A forest is priceless especially when home to flairs and fauna indigenous to the region

Reply
Save Westernport link
12/8/2021 04:16:20 am

Thank you to Save Western Port Woodlands for making a difference, representing our community and making sure govt decisionmakers know the importance of what they decide.
The health of Westernport Bay, its precious catchments and hinterlands is in their hands. This project has no community support, no social license and it can never be justified.
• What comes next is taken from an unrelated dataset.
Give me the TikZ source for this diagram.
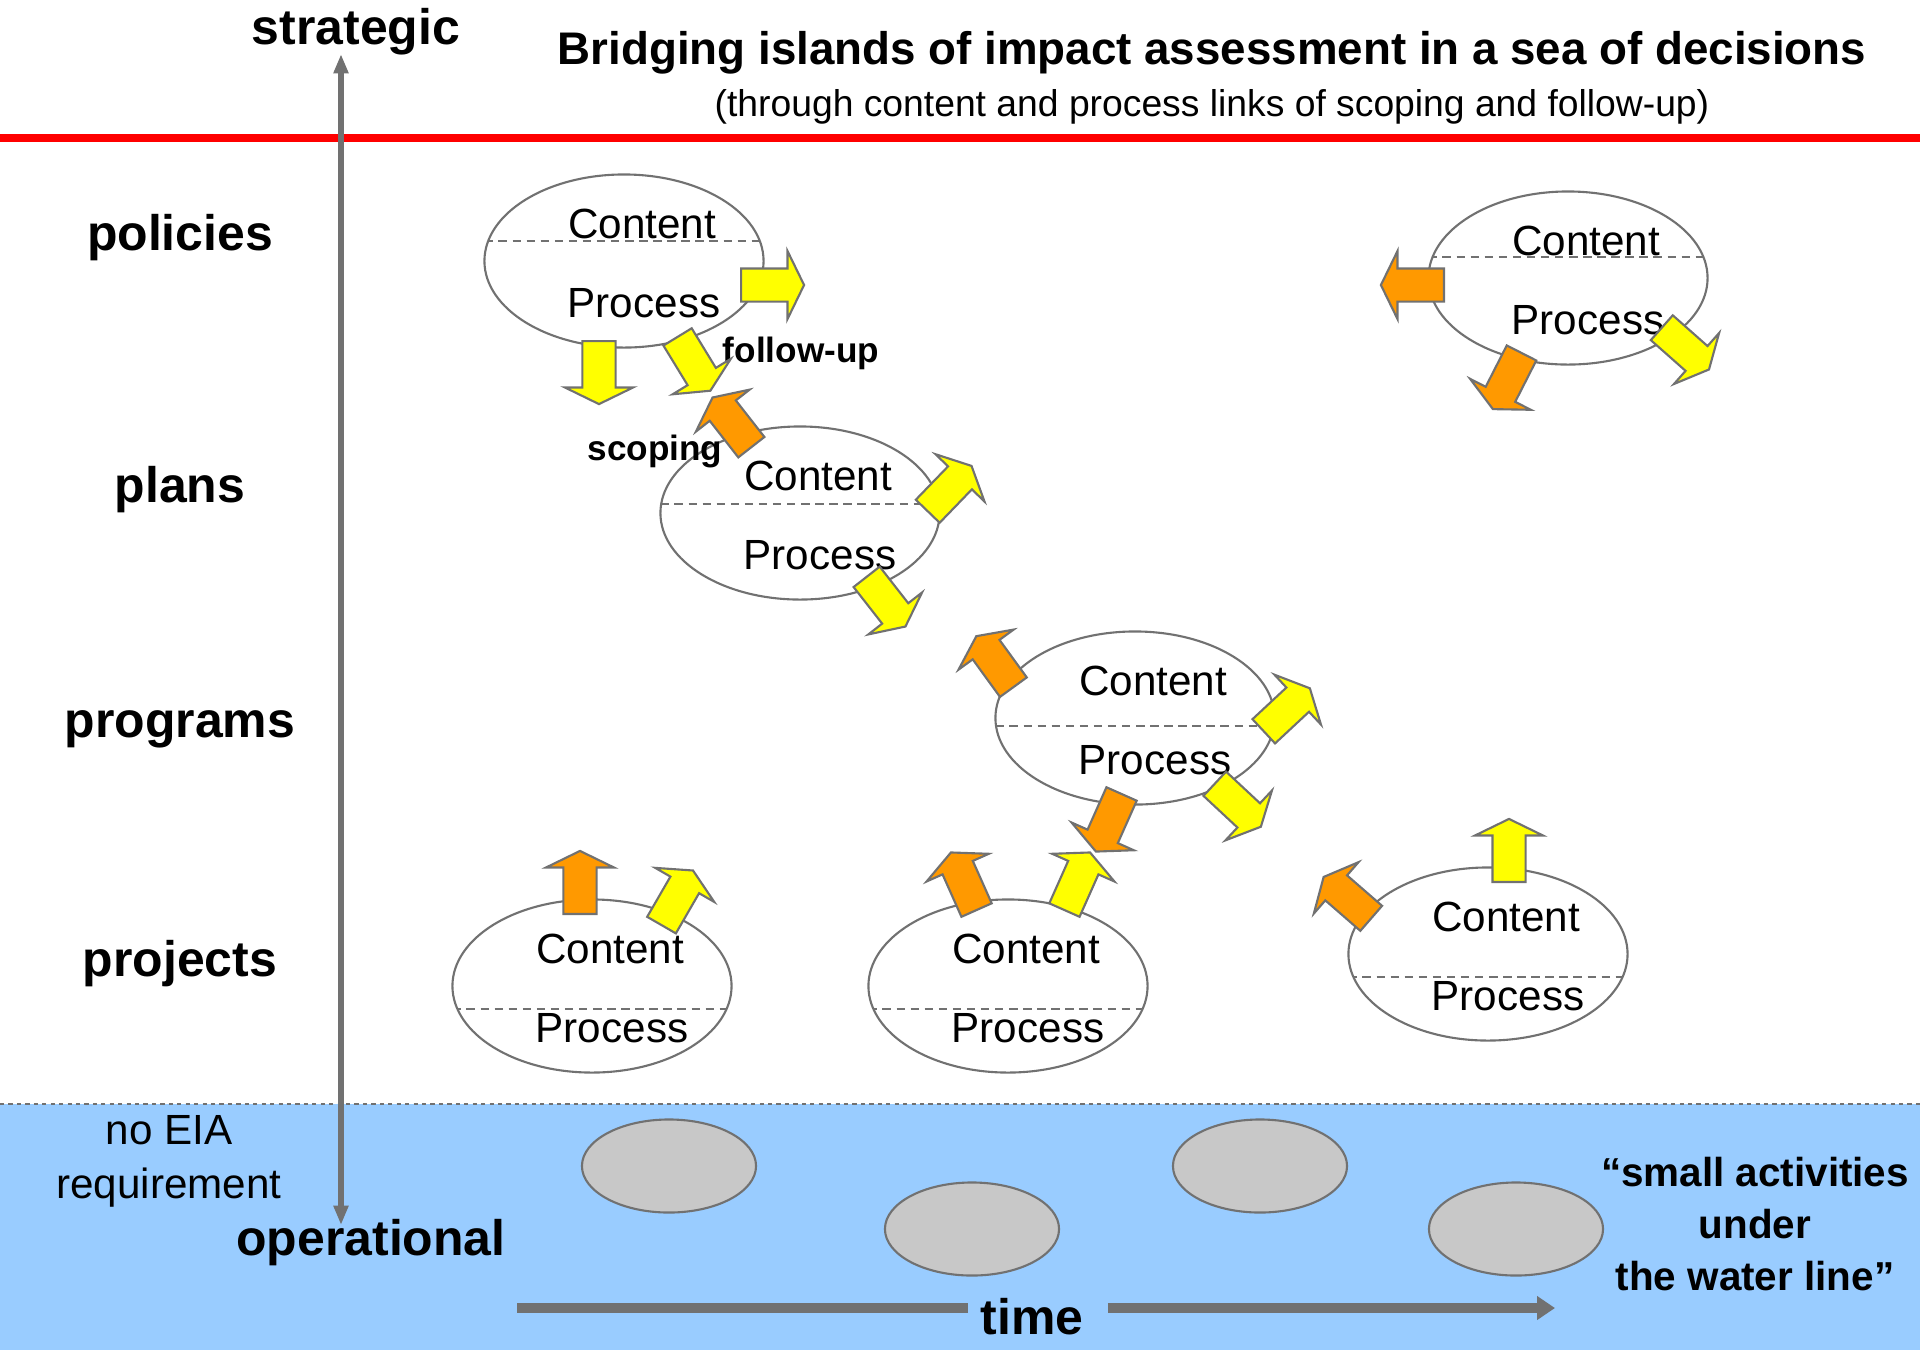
\documentclass[tikz,border=0pt]{standalone}
\usepackage{fontspec}
\setmainfont{Liberation Sans}
\usepackage{tikz}
\usetikzlibrary{arrows.meta}
\usetikzlibrary{calc}
\usetikzlibrary{positioning}
\usetikzlibrary{shapes.geometric}
\usetikzlibrary{shapes.arrows}

\definecolor{seablue}{HTML}{99CCFF}
\definecolor{rockgray}{HTML}{C8C8C8}
\definecolor{linegray}{HTML}{717171}
\definecolor{fuyellow}{HTML}{FFFF00}
\definecolor{scorange}{HTML}{FF9900}

\begin{document}
\begin{tikzpicture}[x=0.01cm, y=-0.01cm,
		island/.style={ellipse, draw=linegray, line width=0.6pt, fill=white, minimum width=2.79cm, minimum height=1.73cm, inner sep=0pt,
			path picture={\draw[linegray, line width=0.45pt, dash pattern=on 2.4pt off 1.6pt] ($(path picture bounding box.west)+(0,#1)$) -- ($(path picture bounding box.east)+(0,#1)$);}},
		rock/.style={ellipse, draw=linegray, line width=0.6pt, fill=rockgray, minimum width=1.74cm, minimum height=0.93cm, inner sep=0pt},
		blockarr/.style={single arrow, draw=linegray, line width=0.6pt, inner xsep=0pt, inner ysep=0.155cm, minimum height=0.63cm, single arrow head extend=0.175cm, single arrow tip angle=128, anchor=tail},
		fuarr/.style={blockarr, fill=fuyellow},
		scarr/.style={blockarr, fill=scorange},
		level/.style={font=\fontsize{14.2pt}{17pt}\selectfont\bfseries},
		cpword/.style={font=\fontsize{12pt}{14pt}\selectfont, inner sep=0pt},
		linkword/.style={font=\fontsize{10pt}{12pt}\selectfont\bfseries}]
		\useasboundingbox (0,0) rectangle (1920,1350);

		\fill[seablue] (0,1104) rectangle (1920,1350);
		\draw[linegray, line width=0.6pt, dash pattern=on 1.2pt off 1.2pt] (0,1104) -- (1920,1104);
		\draw[red, line width=2.4pt] (0,138) -- (1920,138);

		\node[font=\fontsize{13pt}{15pt}\selectfont\bfseries] (title) at (1212,53) {Bridging islands of impact assessment in a sea of decisions};
		\node[font=\fontsize{10.6pt}{13pt}\selectfont] (subtitle) at (1212,107) {(through content and process links of scoping and follow-up)};

		\node[level] (strat) at (356,32) {strategic};
		\node[level] (oper) at (371,1243) {operational};
		\node[level] (policies) at (180,238) {policies};
		\node[level] (plans) at (180,490) {plans};
		\node[level] (programs) at (180,729) {programs};
		\node[level] (projects) at (180,964) {projects};

		\coordinate (axtop) at (341,54);
		\coordinate (axbot) at (341,1225);
		\draw[linegray, line width=1.45pt, {Triangle[length=5.5pt,width=4pt]}-{Triangle[length=5.5pt,width=4pt]}] (axbot) -- (axtop);

		\node[level] (time) at (1032,1317) {time};
		\coordinate (tstart) at (517,1308);
		\coordinate (tend) at (1555,1308);
		\draw[linegray, line width=2.7pt] (tstart) -- (time.west |- tstart);
		\draw[linegray, line width=2.7pt, -{Triangle[length=5.1pt,width=6.5pt]}] ([xshift=0.12cm]time.east |- tstart) -- (tend);

		\node[font=\fontsize{12pt}{15.4pt}\selectfont, align=center] (noeia) at (169,1161) {no EIA\\requirement};
		\node[font=\fontsize{11.5pt}{14.8pt}\selectfont\bfseries, align=center] (small) at (1755,1224) {“small activities\\under\\the water line”};

		\node[rock] (rock1) at (669,1166) {};
		\node[rock] (rock2) at (972,1229) {};
		\node[rock] (rock3) at (1260,1166) {};
		\node[rock] (rock4) at (1516,1229) {};

		\node[island=-20] (pol) at (624,261) {};
		\node[cpword] (pol-c) at ($(pol)+(18,-37)$) {Content};
		\node[cpword] (pol-p) at ($(pol)+(20,42)$) {Process};
		\node[island=-21] (pol2) at (1568,278) {};
		\node[cpword] (pol2-c) at ($(pol2)+(18,-37)$) {Content};
		\node[cpword] (pol2-p) at ($(pol2)+(20,42)$) {Process};
		\node[island=-9] (pla) at (800,513) {};
		\node[cpword] (pla-c) at ($(pla)+(18,-37)$) {Content};
		\node[cpword] (pla-p) at ($(pla)+(20,42)$) {Process};
		\node[island=8] (prg) at (1135,718) {};
		\node[cpword] (prg-c) at ($(prg)+(18,-37)$) {Content};
		\node[cpword] (prg-p) at ($(prg)+(20,42)$) {Process};
		\node[island=23] (prj1) at (592,986) {};
		\node[cpword] (prj1-c) at ($(prj1)+(18,-37)$) {Content};
		\node[cpword] (prj1-p) at ($(prj1)+(20,42)$) {Process};
		\node[island=23] (prj2) at (1008,986) {};
		\node[cpword] (prj2-c) at ($(prj2)+(18,-37)$) {Content};
		\node[cpword] (prj2-p) at ($(prj2)+(20,42)$) {Process};
		\node[island=23] (prj3) at (1488,954) {};
		\node[cpword] (prj3-c) at ($(prj3)+(18,-37)$) {Content};
		\node[cpword] (prj3-p) at ($(prj3)+(20,42)$) {Process};

		\node[linkword] (fulabel) at (801,353) {follow-up};
		\node[linkword] (sclabel) at (655,451) {scoping};

		\node[fuarr, rotate=0] (pol-fw) at (740,285) {};
		\node[fuarr, rotate=-90] (pol-dn) at (599,340) {};
		\node[fuarr, rotate=-58.6] (pol-fu) at (677,336) {};
		\node[scarr, rotate=128] (pla-sc) at (752,448) {};
		\node[scarr, rotate=180] (pol2-bk) at (1445,285) {};
		\node[scarr, rotate=-117] (pol2-dl) at (1522,352) {};
		\node[fuarr, rotate=-41.5] (pol2-dr) at (1661,327) {};
		\node[fuarr, rotate=46] (pla-ur) at (927,512) {};
		\node[fuarr, rotate=-52] (pla-dr) at (866,576) {};
		\node[scarr, rotate=126] (prg-ul) at (1014,688) {};
		\node[fuarr, rotate=43] (prg-ur) at (1263,732) {};
		\node[fuarr, rotate=-43] (prg-dr) at (1214,783) {};
		\node[scarr, rotate=-114] (prg-dl) at (1122,793) {};
		\node[scarr, rotate=90] (prj1-up) at (580,915) {};
		\node[fuarr, rotate=60] (prj1-ur) at (661,926) {};
		\node[scarr, rotate=114] (prj2-ul) at (977,911) {};
		\node[fuarr, rotate=66] (prj2-ur) at (1064,911) {};
		\node[fuarr, rotate=90] (prj3-up) at (1509,883) {};
		\node[scarr, rotate=139] (prj3-ul) at (1372,919) {};
	\end{tikzpicture}
\end{document}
No More Mining Sand Where the Woodland Forests Grow!

Reply
Jillian Verhardt
12/8/2021 05:18:28 pm

Is there a way to share this with the many groups here in Victoria and Interstate, also enduring similar depletions?

Reply
Laura Brearley
13/8/2021 12:37:11 pm

Thanks for your comments. And yes, you're right, being in solidarity with other conservation groups fighting environmental degradation here, there and everywhere is a vital strategy. 'The Cost of Sand' film is being shared through many conservation and creative groups including Save Western Port Woodlands, Phillip Island Conservation Society, Save Western Port, Victorian National Parks Association, Environment Victoria, Community Music Victoria and the Gippsland Singers Network.
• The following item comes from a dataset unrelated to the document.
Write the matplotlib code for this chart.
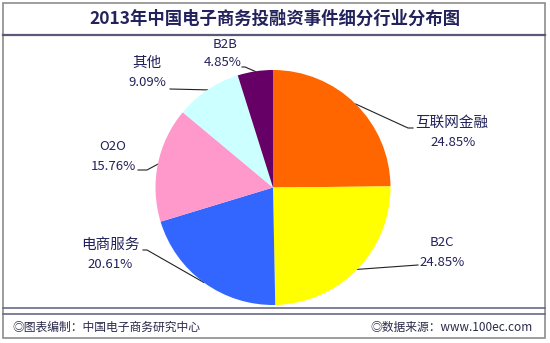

Also, in collaboration with the Melbourne Climate Choir, we're currently supporting campaigns against illegal logging and encroachment of native forests. The on-line Tall Trees Festival happening on 21st August hosted by Warburton Environment is featuring an adapted version of the 'Are You Listening?' song written for our sand-mining campaign. We have offered it to them as an act of solidarity and support. https://events.humanitix.com/tall-trees-festival-2021

We learned through the successful AGL campaign how powerful a strategy collaboration and mutual support across environmental groups and campaigns can be. The corporate and economic forces are strong but the collective power of people's fierce, protective love of the natural world comes from a different paradigm and has its own power and political strength.

Reply
Ellen Hubble
13/8/2021 12:19:41 pm

This is a very valuable article and Terry Melvin's film reveals a very clear explanation about the issue and the ecosysytem. This indeed is a 'quicksand' problem!

Reply
Geoff Ellis
14/8/2021 02:04:34 am

Well done Terry and Laura, highly commended and recommended viewing for everyone in our region. Most people don't realise how close and how destructive these mines are. Time for a total rethink on what really matters.

Reply
Linda Cuttriss
14/8/2021 09:46:41 am

Terry and Laura, what a wonderful job you have done! A beautiful, clear and powerful film to Save Western Port Woodlands. I hope the ‘powers that be’ are listening!